Using Skill Progressions
When planning any reading lesson, think through how skills progress as students increase in proficiency. Preparing a skill progression ahead of time can help you assess and adjust your instruction in the moment. For example, if students are working to articulate a main idea of a section of text as a first step toward developing their summarizing skills in a read-aloud lesson, you might use a progression like this one, adapted from my two most recent books:
Students can name a topic→ identify a main idea stated in a text→ infer a simple main idea→ infer a complex main idea, taking structure into account.
As you teach, you can monitor students’ responses to your questions and prompts and decide what to do next, using the progression as a guide. For example:
Using a skill progression to assess during a turn-and-talk: After reading aloud a section of an article, you might ask students, “What was this part mostly about?” As they turn and talk, you may notice that many are saying, simply, “Pollution.” Using the skill progression, you can determine that they are naming a topic. Their next step would be to then identify a main idea stated in the text. You might teach a strategy such as looking for an overview statement in an introduction.
Using a skill progression to assess students’ writing: As you assign students to work in partners to annotate the rest of the article by jotting the main idea of each section in the margin, you might circulate to assess what they’ve written. If you notice that a group’s note next to a section that overviews the causes of and possible solutions for plastic pollution in the ocean says, “Plastic pollution in the ocean is bad,” the progression can guide you to teach them how to revise their simple idea to be more complex and better reflect the text’s structure.

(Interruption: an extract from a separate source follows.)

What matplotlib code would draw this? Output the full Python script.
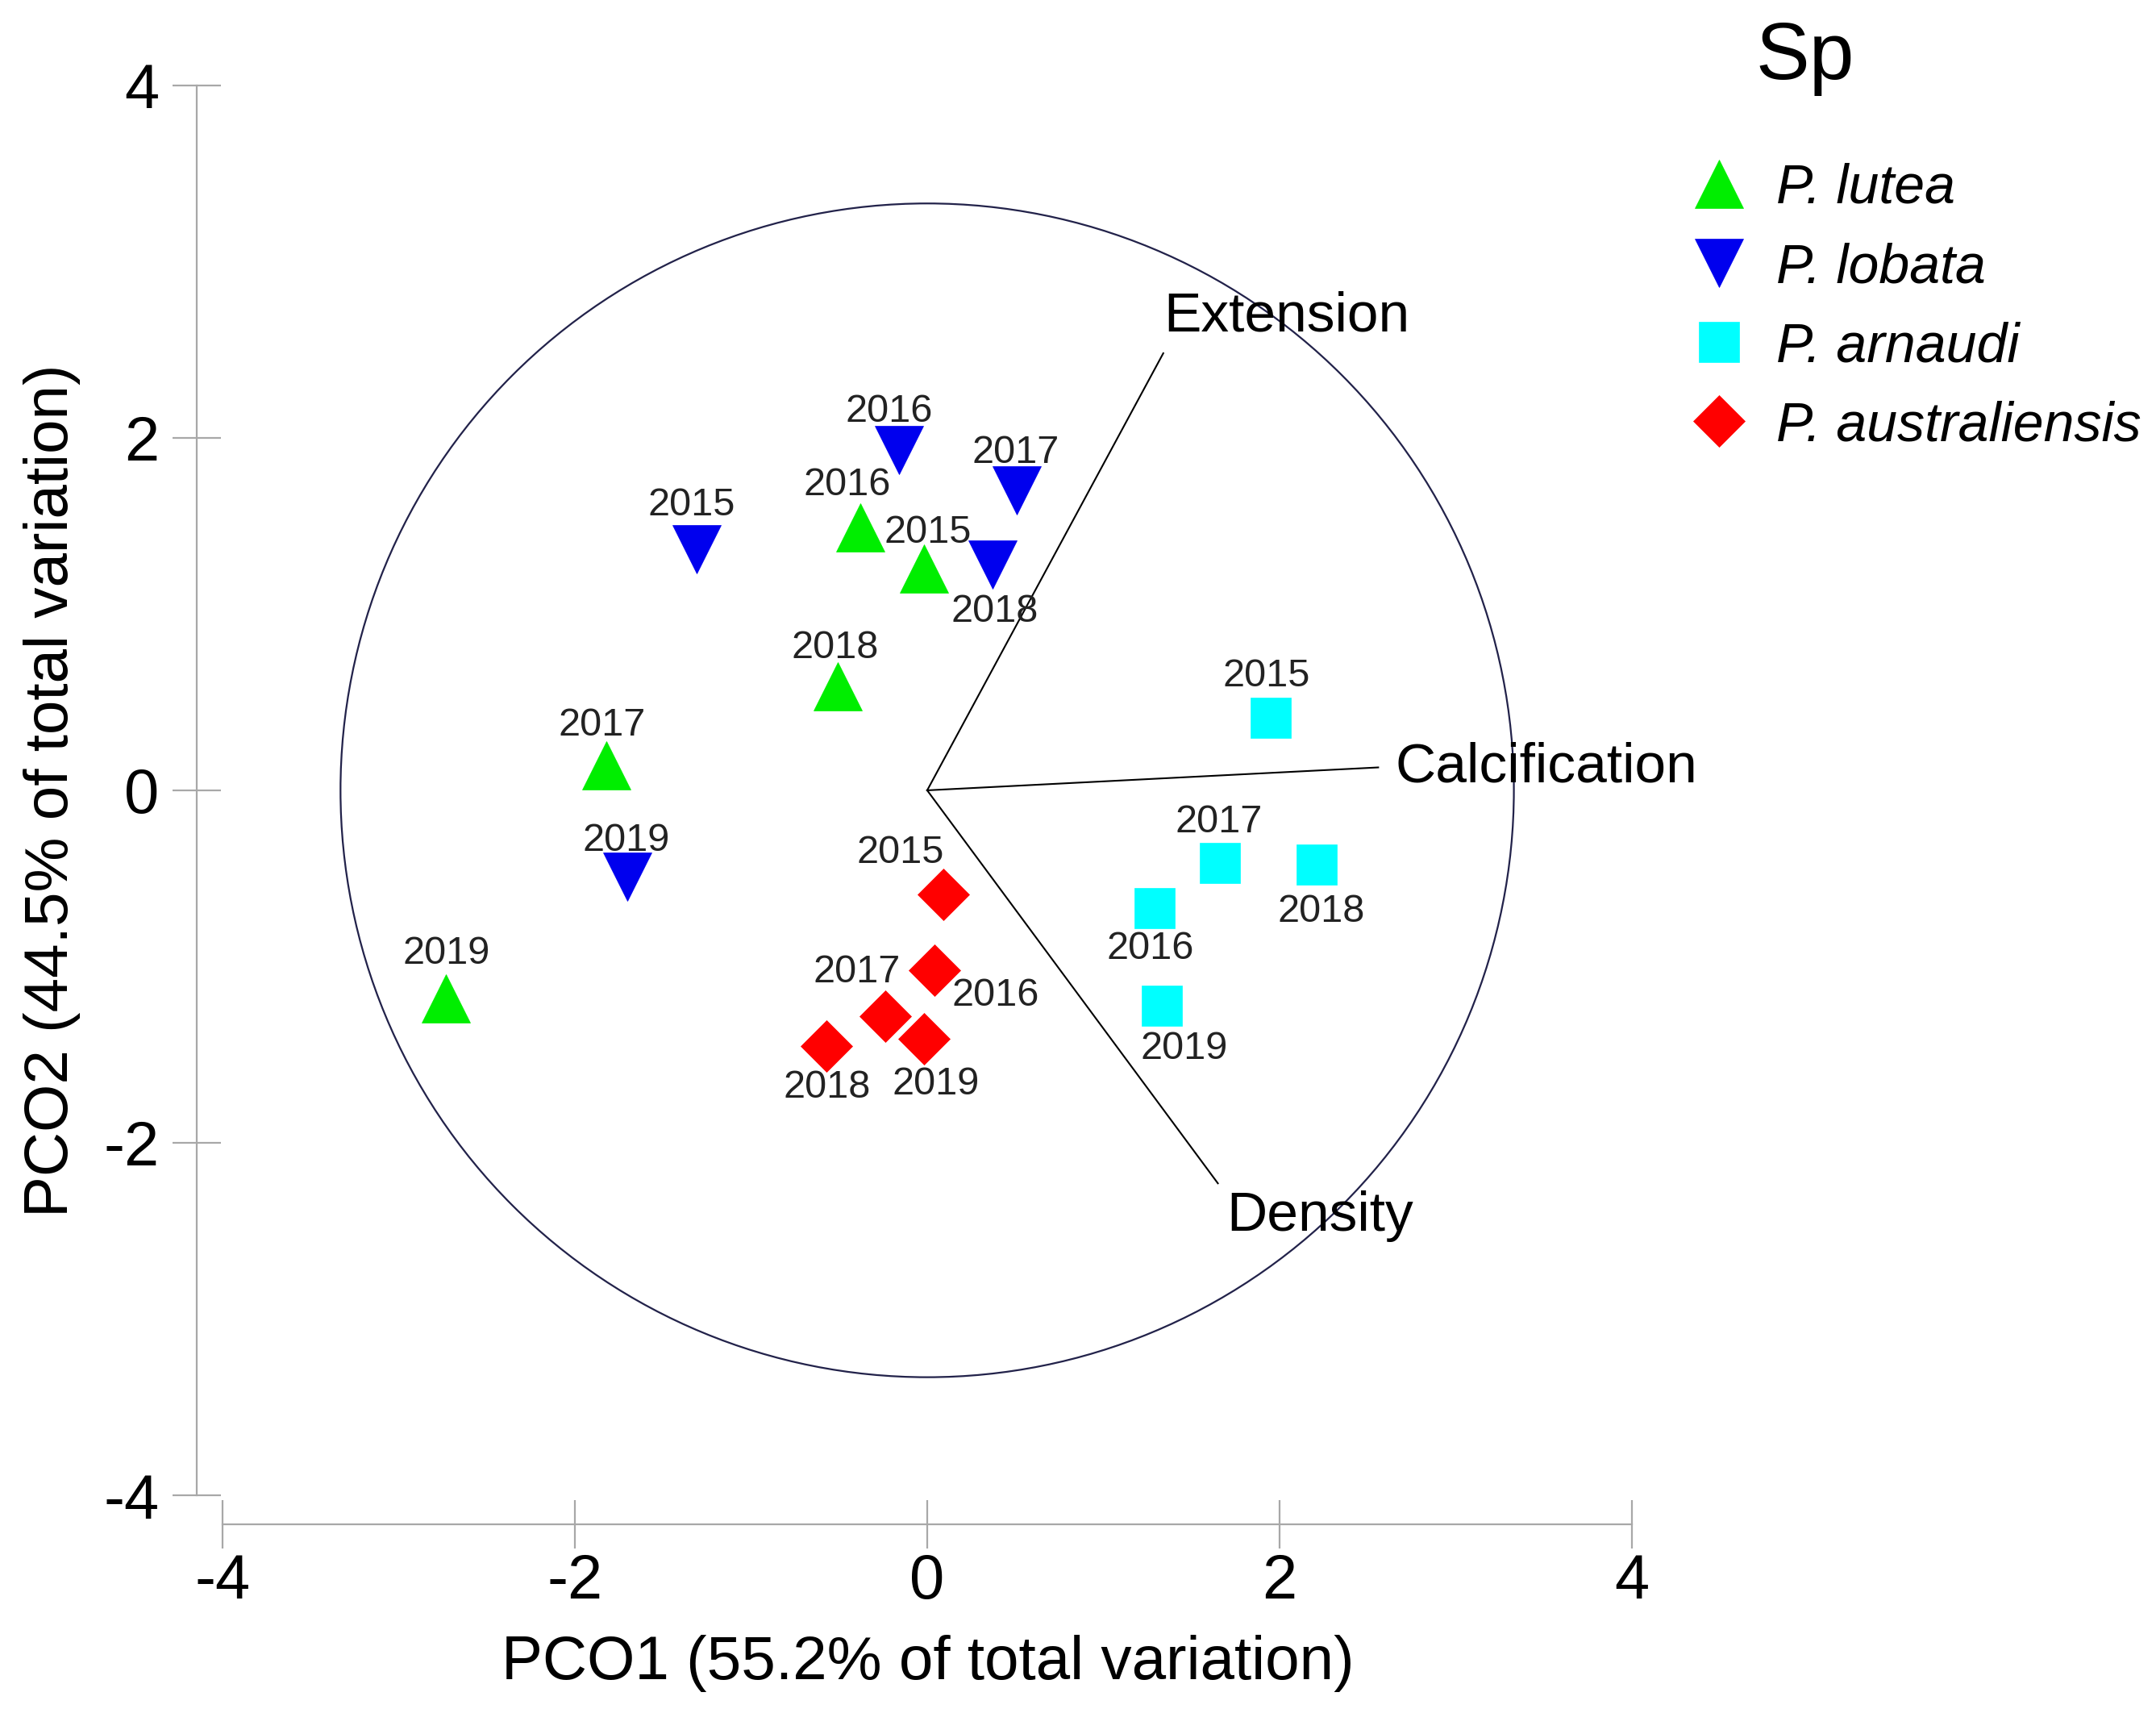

Anticipating Likely Responses and Creating an If-Then Tool Kit
As part of your planning, you can think ahead about where your students might need redirection, some corrective feedback, or positive reinforcement and develop a tool kit of what you might say and do in response. I often create these as if-then charts.
For example, in a phonics and spelling lesson, you might ask students to decode a series of isolated words to give them practice applying previously learned concepts. If you hear them mumble through a word, you might respond by prompting them to support successive blending: “Say the first sound. Now say the first and second. Now say the first, second, and one after that.” Alternatively, you might prompt with continuous blending: “Say each sound, sliding into the next.”
What about if you lose their attention and they start getting wiggly or looking away? Perhaps then you’ll respond by picking up the pace, taking a quick movement break, or wrapping up the lesson early and continuing at another time.
What if you dictate a word for them to spell, and their spelling is plausible based on their knowledge of grapheme-phoneme correspondences but not correct? Then, maybe you’ll respond by saying, “Yes, one way to spell the sound ___ is with the letters ___. In this word, that sound is spelled ___.”
If there is one thing we can count on as teachers, it is that our students will surprise us no matter how carefully we have planned by choosing a lesson type, creating a skill progression, or anticipating likely responses. Responsive teaching will require flexibility and an ability to pivot. For example, you’ll no doubt be watching and listening to students, thinking, “Are they getting it? Are they with me? What’s confusing? Are they engaged?”
Depending on what you hear and observe, you might stray from your plans, deciding to pick up the pace, or back up, slow down, and offer an extra explanation or demonstration. Response is critical to any lesson: Your students respond to you, and you respond to them. Responsiveness is key to making our lessons artful, human, and effective.